Il demande en tout état de cause au visa des articles 1719 et suivants du code civil, à la cour de :
- homologuer le rapport A... ;
- donner acte aux époux E... de leur accord pour la réalisation des travaux de modification de l'ouverture donnant sur la cage d'escalier commune, dans les conditions du projet à eux soumis dès le mois de janvier 2012, et pour se rendre chez un notaire pour l'accorder ;
- dire qu'il a respecté l'intégralité de ses obligations au titre du bail ;
- dire que la SARL CAPTAIN'S CABIN peut réaliser les travaux projetés et qu'il lui appartiendra de requérir elle-même les autorisations notariées du tiers utiles à son nouveau projet qui lui feraient défaut ;
- juger que la SARL CAPTAIN'S CABIN a déjà été indemnisée de ses préjudices pour les années
2011, 2012 et 2013 après exécution par le CHU de l'avenant du 29 mars 2012 valant transaction et qui a autorité de chose jugée entre les parties en application de l'article 2052 alinéa 1 du code civil, et la déclarer irrecevable en ses demandes sur ces périodes ;
- dire que la SARL CAPTAIN'S CABIN ne justifie pas d'un préjudice subi entre 2011 et 2019 en lien de causalité avec des agissements du bailleur ;
- juger que les troubles subis par le locataire du fait du tiers sont des troubles de fait et que la SARL CAPTAIN'S CABIN n'est pas en mesure de demander à son bailleur une indemnisation à ce titre ;
- débouter la SARL CAPTAIN'S CABIN de ses demandes à son encontre ;
- débouter les époux E... de leurs demandes à son encontre, et plus particulièrement de leur demande de garantie ;
- condamner les époux E..., auteurs des troubles, à garantir le CHU de toutes condamnations qui seraient prononcées à son encontre au profit de la SARL CAPTAIN'S CABIN, en application des articles 1240 et suivants du code civil ;
- condamner la SARL CAPTAIN'S CABIN in solidum avec les époux E... à lui payer la somme de 15 000 euros au titre de l'article 700 du code de procédure civile, et aux dépens.
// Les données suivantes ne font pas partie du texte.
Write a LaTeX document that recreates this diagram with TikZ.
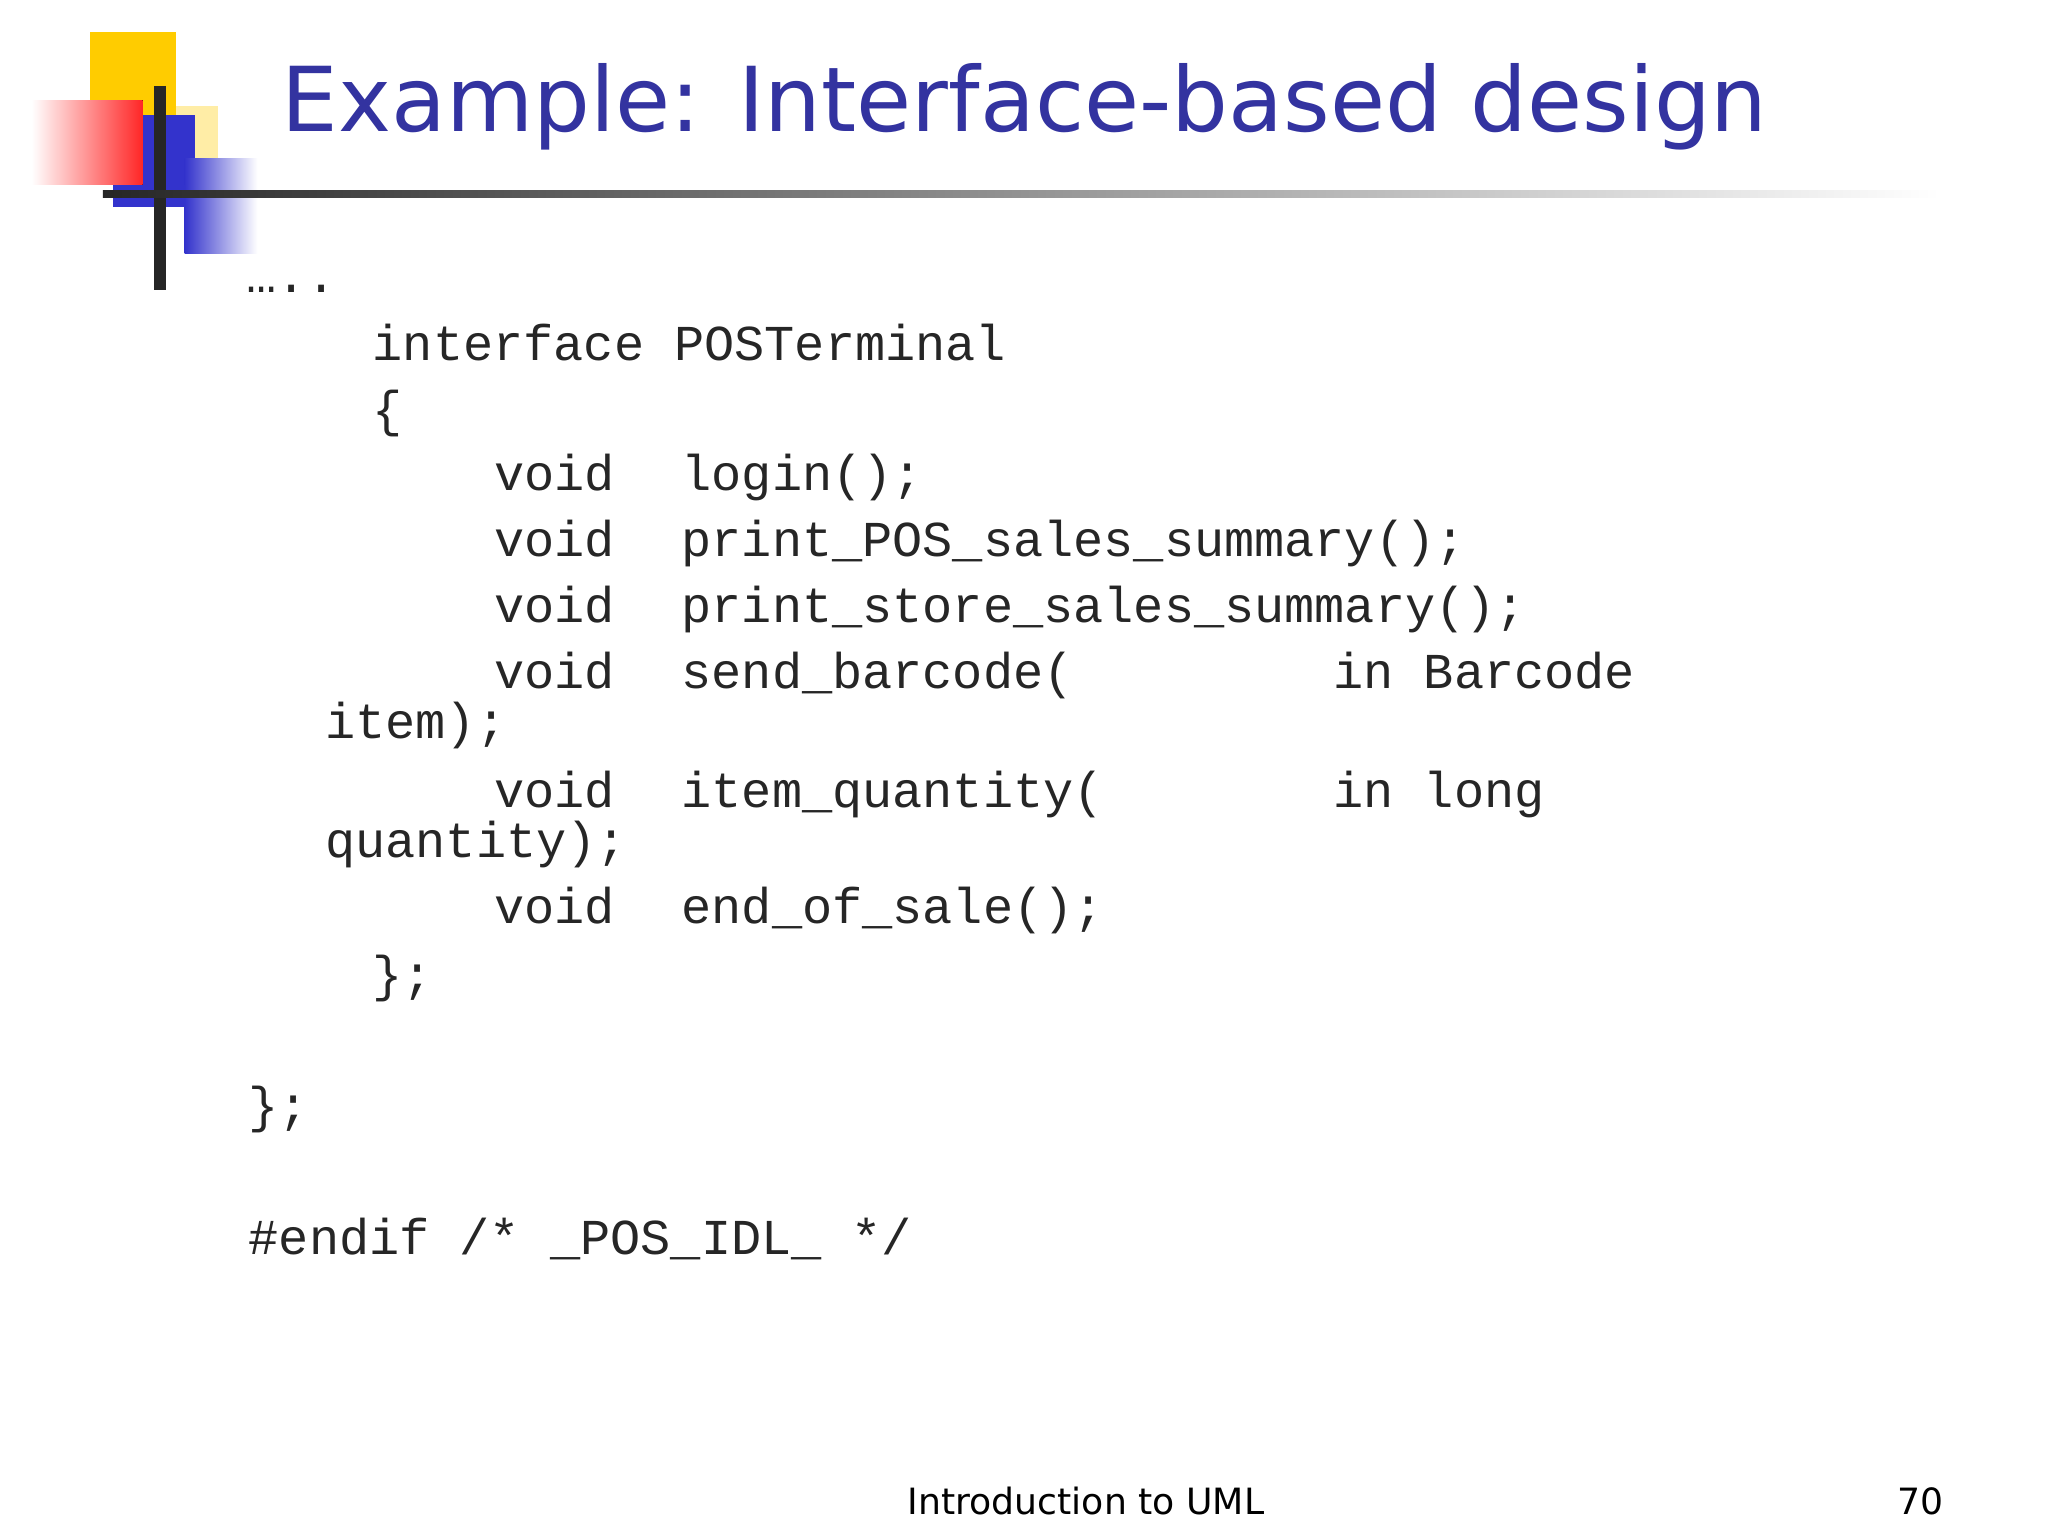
\documentclass[tikz,border=0pt]{standalone}
\usepackage{fontspec}
\setmainfont{DejaVu Sans}
\newfontfamily\codefont{Liberation Mono}
\usetikzlibrary{fadings}
\definecolor{titleblue}{HTML}{3333A0}
\definecolor{logoyellow}{HTML}{FFCC00}
\definecolor{logoblue}{HTML}{3333CC}
\begin{document}
\begin{tikzpicture}[x=0.013196cm,y=-0.013196cm,
  code/.style={anchor=base west,inner sep=0,text=black!85,font=\codefont\fontsize{14.3pt}{17pt}\selectfont},
  foot/.style={anchor=base,inner sep=0,font=\fontsize{10.3pt}{12pt}\selectfont}]
\useasboundingbox[fill=white] (0,0) rectangle (1552,1164);
% logo
\fill[logoyellow] (68,24) rectangle (133,88);
\fill[logoyellow!35] (133,80) rectangle (165,120);
\fill[left color=white,right color=red!85] (24,76) rectangle (108,140);
\fill[logoblue] (108,87) rectangle (148,157);
\fill[left color=logoblue,right color=white] (140,120) rectangle (195,192);
\fill[logoblue] (86,140) rectangle (140,157);
\draw[line width=3.5pt,black!85] (121,65) -- (121,220);
\fill[left color=black!85,right color=white] (78,144) rectangle (1470,150);
% title
\node[anchor=base west,inner sep=0,text=titleblue] (title) at (213,100)
  {\resizebox{1130\dimexpr0.3742pt\relax}{!}{\fontsize{30pt}{36pt}\selectfont Example: Interface-based design}};
% code
\node[code] (l0) at (186,222) {…..};
\node[code] (l1) at (282,273) {interface POSTerminal};
\node[code] (l2) at (282,323) {\{};
\foreach \n/\y/\t in {a/372/login();, b/422/print\_POS\_sales\_summary();, c/472/print\_store\_sales\_summary();, d/522/send\_barcode(, e/612/item\_quantity(, f/700/end\_of\_sale();}{
  \node[code] (v\n) at (374,\y) {void};
  \node[code] (m\n) at (516,\y) {\t};
}
\node[code] (pd) at (1010,522) {in Barcode};
\node[code] (wd) at (246,560) {item);};
\node[code] (pe) at (1010,612) {in long};
\node[code] (we) at (246,650) {quantity);};
\node[code] (l3) at (282,751) {\};};
\node[code] (l4) at (188,851) {\};};
\node[code] (l5) at (188,951) {\#endif /* \_POS\_IDL\_ */};
% footer
\node[foot] (ft) at (823,1148) {Introduction to UML};
\node[foot,anchor=base east] (pg) at (1473,1148) {70};
\end{tikzpicture}
\end{document}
A titre subsidiaire, il demande de :
- dire que la perte de chiffre d'affaires du fait de l'absence de création des 15 places du 1er étage, telle qu'évaluée par l'expert G..., a été compensée par la baisse des loyers consentie par le CHU (1 000 euros par mois en 2012 et 2013), et dire n'y avoir lieu à indemnisation de ce chef ;
- réduire dans de très fortes proportions les demandes présentées pour les années postérieures qui seraient retenues, en considération des motifs ci-dessus développés, du rapport G... et faute de preuve du préjudice réellement subi qui doit s'apprécier en termes de perte de chance, au regard de l'absence de production et d'accessibilité de ses comptes par la SARL CAPTAIN'S CABIN depuis l'expertise judiciaire, et dès lors qu'une occupation est déjà possible et réelle jusqu'à 100personnes dans les lieux loués comme le précise Mme E....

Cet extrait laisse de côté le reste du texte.